Another way out is to work out a mechanism by which URIs for ‘resources’ are separate from URIs for retrieving things. So we might identify the XTech 2006 conference as:

meta:http://xtech06.usefulinc.com/

There is no way that the web-site for the conference and this URI can clash since they are completely different URIs. This has some problems too, but not as many as it might appear at first sight.

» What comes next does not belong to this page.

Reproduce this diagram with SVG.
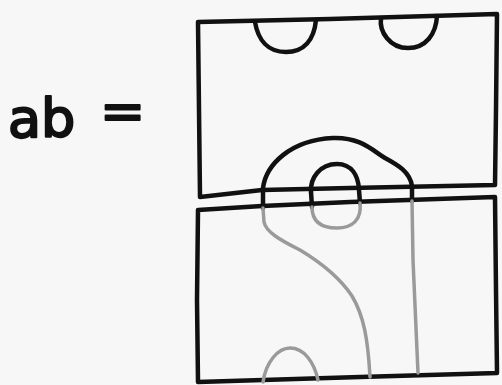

But the best way of solving this problem actually turns out to be the one that I thought was so problematic in the first place…the TAG approach whereby we establish a convention that if we have a URI that gives us a readable, tangible, processable document, then we should reserve that URI to represent that document, so that we can make statements about it (when was it updated, who wrote it, etc.). And if we reserve that URI to represent the document itself, then other rules about ‘only represent one resource with one URI’ come into play to prevent us using this URI again to represent a camera or a holiday.

This, by the way, addresses my second ‘confusion’ in that the TAG approach doesn’t at all seem to be saying that we need to test the URI to see if anything comes back; we’re simply establishing a convention that helps us avoid ambiguity. (Much of what I had read seemed to say that you must not use a URI that can return a web-page to represent a car or house, but the reality is that nothing can stop you doing this, but if you do, ambiguity arises.)

RDFa

After working it through I can see why this solution was chosen – it leaves the web intact and makes things difficult for the metadata people, rather than making it difficult for HTML authors!

Of course, that’s the very reason that those of us working on RDFa had a problem with the whole ‘information resource’ question in the first place, since this seemed to now make things awkward for HTML authors as well; when we ask them to add metadata to their documents using RDFa we now have to ask them to come up with an extra URI for use within each document if it is ‘about’ more things than just the document itself.

The ‘Introduction to RDFa’ goes into the ‘workings out’ and conclusions for this, and I actually think that the resulting mark-up recommendations are not at all bad; it shows how – in my view – RDFa actually provides a pretty neat solution to the information resource issue, and an easy way to provide these ‘extra’ URIs, when needed.

And most importantly, it shows how RDFa moves us away from the world of having to rely on lots of pockets of implicit knowledge, and instead takes an important step towards the the more powerful world of a decentralised, distributed, semantic web.